Yes, Sir. That is being looked into.

80. Mr. Sorensen

asked the Home Secretary what further action he has taken to secure the opening to the public of all basements suitable for sleeping those threatened with air-raids in the London area; and whether he has instructed local authorities to take action in this respect, and to provide additional supports in such basements?

Mr. Morrison

I am sending my hon. Friend a copy of a circular on this subject issued by the Regional Commissioner to local authorities in the London Region.

Mr. Sorensen

What steps is the Ministe[...] taking to see that the local authorities carry out the recommendations of the circular? Is he aware that there are still many shelters in the outer parts of the Metropolitan area which are not being used at night time?

Mr. Morrison

I rely to a considerable extent on local opinion and local pressure to push the local authorities on, but I am not leaving the matter there. I am taking active steps.

Major Milner

Will my right hon. Friend consider the suggestion that I repeatedly made to his predecessor that some guidance or advice shall be given to people, so that when one shelter is crowded they may know where there are others available?

Mr. Morrison

Certainly, I will give the matter consideration.

82. Mr. Martin

asked the Home Secretary what the Government's plans are for providing adequately weather-proof shelter during the winter?

Mr. Morrison

I am not quite clear what my hon. Friend has particularly in mind. If it is the question of flooding of domestic shelters, this has recently been the subject of a further circular to local authorities, of which I am sending my hon.
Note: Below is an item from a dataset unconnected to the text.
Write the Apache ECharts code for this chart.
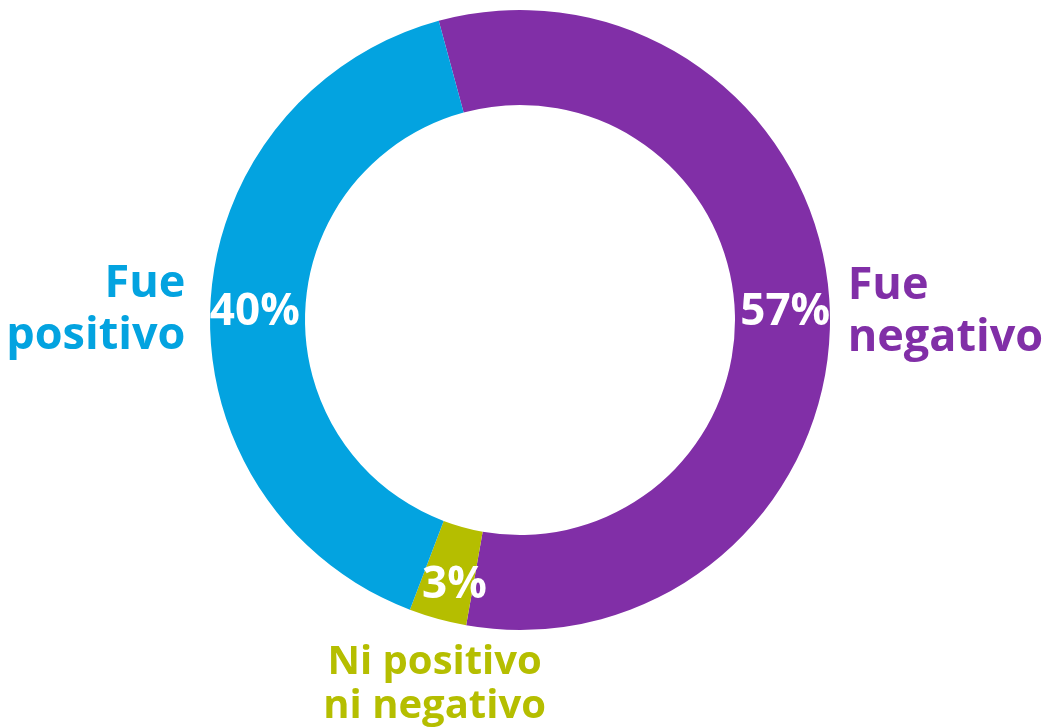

Friend a copy.

Mr. Martin

Is my right hon. Friend definitely of opinion that surface shelters can be made fit sleeping places for old people and children?

Mr. Morrison

Yes, Sir, we think that that is so.

83. Mr. Martin

asked the Home Secretary how many shelters have been damaged in London up to date; to what types the damaged ones belonged; and how many casualties have resulted?

Mr. Morrison

A detailed review of damage to shelters is now in course of preparation; and as soon as it is completed I will send my hon. Friend the information for which he asks.